In the early 1990s, I wrote a paper titled “Government Without Taxation.” In the paper, I examined various ways to finance government without coercive taxation. At the time, I thought that this would be a good topic for a book and made several futile attempts to write such a book. In the late 2000s, I decided that, if I was going to write the book, then I needed to get serious about it.
One of the challenges that I had faced in early drafts was the context that was necessary to show that government without taxation is practical. The government’s current size and scope could not possibly be financed through voluntary means. However, if government were limited to its proper function—the protection of individual rights—then the size and scope of government would be considerably smaller. And then, government without taxation would be practical.
It was at that point that I realized that I needed to write a book that set the proper context. Government without taxation would be one chapter. The result was my first book, Individual Rights and Government Wrongs. In the book, I examine private alternatives to government services. I look at mail delivery, libraries, parks, education, roads, and more. The book represented a return to the general theme of my earliest writing—free market alternatives and solutions.
The book demonstrated that when property rights are protected—when individuals are free to produce and trade—they will find innovative ways to provide the products and services that consumers need and desire. At the same time, I showed how government intervention can stifle production and trade to the detriment of all.
Since the publication of that book, my writing has focused on demonstrating that protecting property rights is both moral and practical. Property rights are moral because they protect the individual’s freedom to produce the values that his life requires. They are practical because when individuals are free to produce and trade, everyone benefits.

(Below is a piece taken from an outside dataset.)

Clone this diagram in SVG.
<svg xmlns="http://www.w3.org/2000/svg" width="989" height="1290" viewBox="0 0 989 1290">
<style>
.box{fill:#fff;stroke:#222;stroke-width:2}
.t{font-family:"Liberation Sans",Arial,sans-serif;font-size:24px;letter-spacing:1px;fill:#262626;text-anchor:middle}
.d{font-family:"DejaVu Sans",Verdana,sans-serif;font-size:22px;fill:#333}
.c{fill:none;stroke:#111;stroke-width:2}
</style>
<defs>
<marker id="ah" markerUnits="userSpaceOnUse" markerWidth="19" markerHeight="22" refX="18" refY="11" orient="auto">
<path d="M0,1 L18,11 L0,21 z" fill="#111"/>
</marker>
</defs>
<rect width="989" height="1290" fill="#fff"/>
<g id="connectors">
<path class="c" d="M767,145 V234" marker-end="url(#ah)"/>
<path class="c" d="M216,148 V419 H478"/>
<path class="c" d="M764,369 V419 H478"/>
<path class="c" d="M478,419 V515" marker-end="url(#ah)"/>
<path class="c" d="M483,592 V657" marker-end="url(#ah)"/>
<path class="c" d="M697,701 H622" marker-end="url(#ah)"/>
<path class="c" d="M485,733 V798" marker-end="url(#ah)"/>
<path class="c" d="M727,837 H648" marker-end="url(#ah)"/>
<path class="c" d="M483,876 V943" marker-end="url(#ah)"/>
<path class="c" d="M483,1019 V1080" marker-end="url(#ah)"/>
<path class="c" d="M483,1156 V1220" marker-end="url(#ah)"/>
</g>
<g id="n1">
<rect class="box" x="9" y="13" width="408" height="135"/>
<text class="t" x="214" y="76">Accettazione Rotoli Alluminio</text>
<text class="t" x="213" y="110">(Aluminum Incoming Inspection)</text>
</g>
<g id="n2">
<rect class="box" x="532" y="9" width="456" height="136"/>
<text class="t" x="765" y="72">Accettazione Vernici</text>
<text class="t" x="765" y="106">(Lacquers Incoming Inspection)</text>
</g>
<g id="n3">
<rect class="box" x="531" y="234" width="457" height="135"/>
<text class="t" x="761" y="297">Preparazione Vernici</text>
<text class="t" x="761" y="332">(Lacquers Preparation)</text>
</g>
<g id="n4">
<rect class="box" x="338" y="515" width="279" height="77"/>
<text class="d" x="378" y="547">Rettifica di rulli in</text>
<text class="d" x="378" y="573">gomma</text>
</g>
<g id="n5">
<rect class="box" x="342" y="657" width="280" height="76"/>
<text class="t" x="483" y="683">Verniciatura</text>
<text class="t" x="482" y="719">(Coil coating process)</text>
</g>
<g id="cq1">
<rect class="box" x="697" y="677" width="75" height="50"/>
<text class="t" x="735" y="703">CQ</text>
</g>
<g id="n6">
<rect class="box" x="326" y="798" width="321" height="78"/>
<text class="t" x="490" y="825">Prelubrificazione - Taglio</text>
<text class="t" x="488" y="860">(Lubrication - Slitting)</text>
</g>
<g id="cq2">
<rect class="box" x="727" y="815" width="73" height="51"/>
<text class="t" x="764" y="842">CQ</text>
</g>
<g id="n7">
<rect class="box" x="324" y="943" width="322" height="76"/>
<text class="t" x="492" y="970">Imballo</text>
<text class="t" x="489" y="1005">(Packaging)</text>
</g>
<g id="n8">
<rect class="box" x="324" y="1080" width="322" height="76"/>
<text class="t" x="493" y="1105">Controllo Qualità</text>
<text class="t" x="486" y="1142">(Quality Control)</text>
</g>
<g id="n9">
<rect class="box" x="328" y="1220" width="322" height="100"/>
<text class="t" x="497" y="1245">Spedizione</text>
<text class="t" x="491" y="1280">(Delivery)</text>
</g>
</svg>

My latest book, The Affordable Housing Crisis: Causes and Cures, applies this principle to a specific policy issue—housing. I examine a wide range of controls and restrictions on both housing producers and housing consumers. Those controls and restrictions caused the housing crisis, and their continuance has only made the problem worse.
My study of history was particularly useful in writing these books. History is a philosophical laboratory. If we study history with a focus on the dominant ideas, we can see how support for particular policies develop and grow. As an example, during the Progressive Era (the late 1890s to about 1920), government’s regulatory powers greatly expanded. But the creation of new regulatory agencies did not occur in a vacuum. It was the culmination of the German Idealism that had first been introduced to America in the early 1800s. Those ideas were not challenged, and their acceptance and influence gradually spread throughout the culture.

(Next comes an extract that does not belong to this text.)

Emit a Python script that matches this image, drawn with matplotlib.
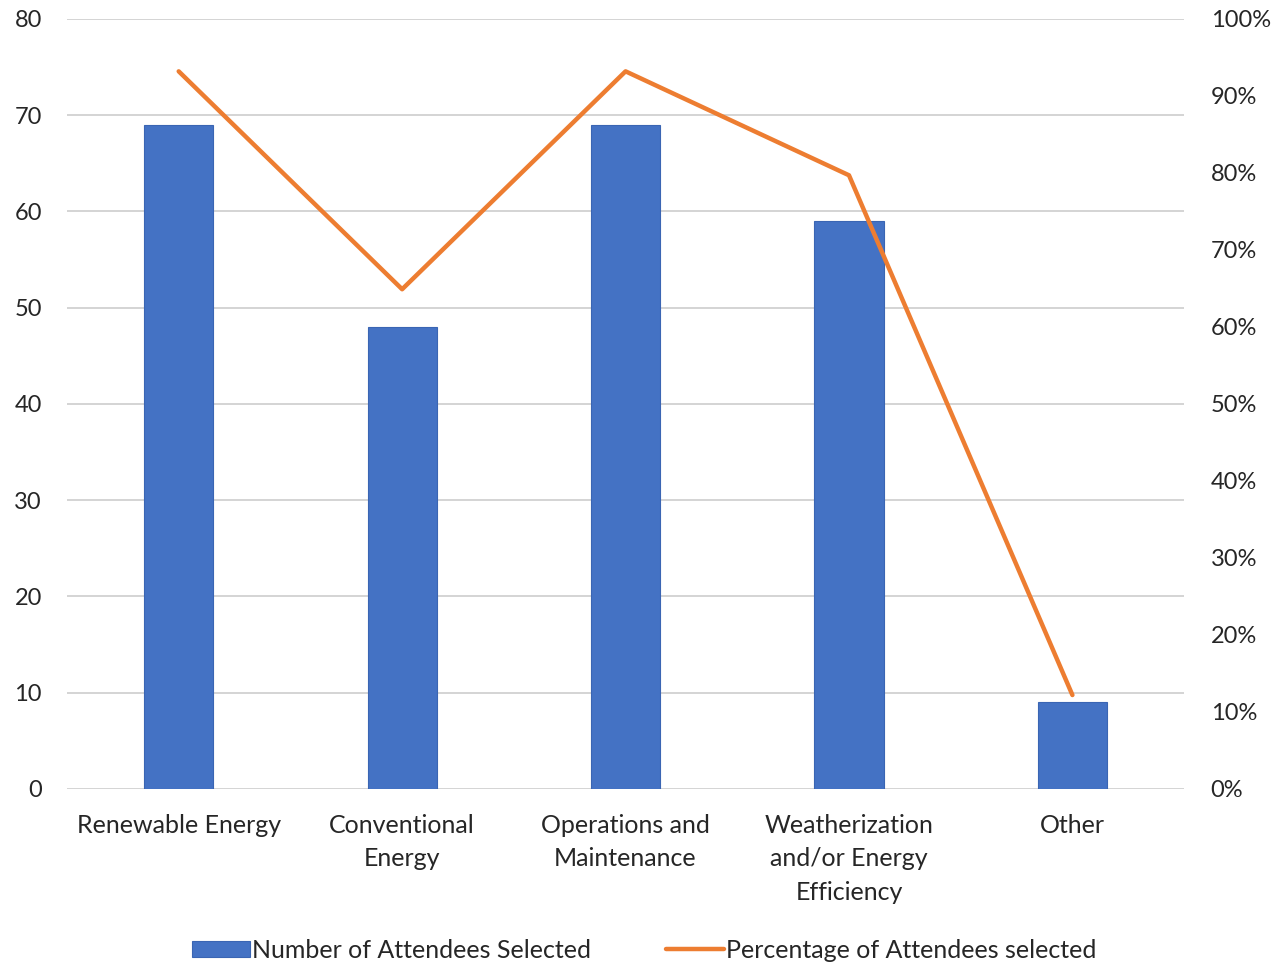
import matplotlib
matplotlib.use('Agg')
import matplotlib.pyplot as plt
import numpy as np

plt.rcParams['font.family'] = ['Lato', 'DejaVu Sans']

categories = ["Renewable Energy", "Conventional\nEnergy", "Operations and\nMaintenance",
              "Weatherization\nand/or Energy\nEfficiency", "Other"]
attendees = [69, 48, 69, 59, 9]
percent = [93.2, 64.9, 93.2, 79.7, 12.2]

BLUE, ORANGE, GRID, TXT = '#4472C4', '#ED7D31', '#d4d4d4', '#262626'

fig = plt.figure(figsize=(12.76, 9.63), dpi=100)
ax = fig.add_axes([0.0525, 0.1807, 0.8755, 0.7996])
ax2 = ax.twinx()

x = np.arange(len(categories))
bars = ax.bar(x, attendees, width=0.31, color=BLUE, edgecolor='#3a65b3', linewidth=0.8,
              label='Number of Attendees Selected', zorder=3)
ln, = ax2.plot(x, percent, color=ORANGE, lw=3.2, solid_capstyle='round',
               label='Percentage of Attendees selected', zorder=4)

ax.set_xlim(-0.5, 4.5)
ax.set_ylim(0, 80)
ax.set_yticks(range(0, 81, 10))
ax2.set_ylim(0, 100)
ax2.set_yticks(range(0, 101, 10))
ax2.set_yticklabels([f"{v}%" for v in range(0, 101, 10)])
ax.yaxis.grid(True, color=GRID, lw=1.4, zorder=0)
ax.set_axisbelow(True)
ax.set_xticks(x)
ax.set_xticklabels(categories, linespacing=1.55)

for a in (ax, ax2):
    for s in a.spines.values():
        s.set_visible(False)
    a.tick_params(length=0, labelsize=17, colors=TXT)
ax.tick_params(axis='x', labelsize=18, pad=18)
ax.tick_params(axis='y', pad=18)
ax2.tick_params(axis='y', pad=19)
ax.set_zorder(ax2.get_zorder() - 1)
ax.patch.set_visible(False)

fig.legend([bars, ln], ['Number of Attendees Selected', 'Percentage of Attendees selected'],
           loc='lower center', bbox_to_anchor=(0.505, -0.022), ncol=2, frameon=False,
           fontsize=18, handlelength=2.3, handleheight=0.6, handletextpad=0.1,
           columnspacing=3.0, labelcolor=TXT)

fig.savefig('out.png', dpi=100)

Of the German Idealists, Georg Wilhelm Friedrich Hegel exerted the most influence on American intellectuals, many of whom obtained their PhDs from German universities in the years after the Civil War. Hegel held that the individual has a moral duty to serve the State. In Germany, Hegel’s ideas made Hitler possible. In America, Hegel’s ideas made the regulatory state possible.
Understanding this allowed me to examine housing issues from a unique perspective. While the book isn’t overtly philosophical, I spend considerable time demonstrating the flaws in what I call the Progressive framework. That framework still holds sway today, and it explains why the housing crisis continues to grow worse.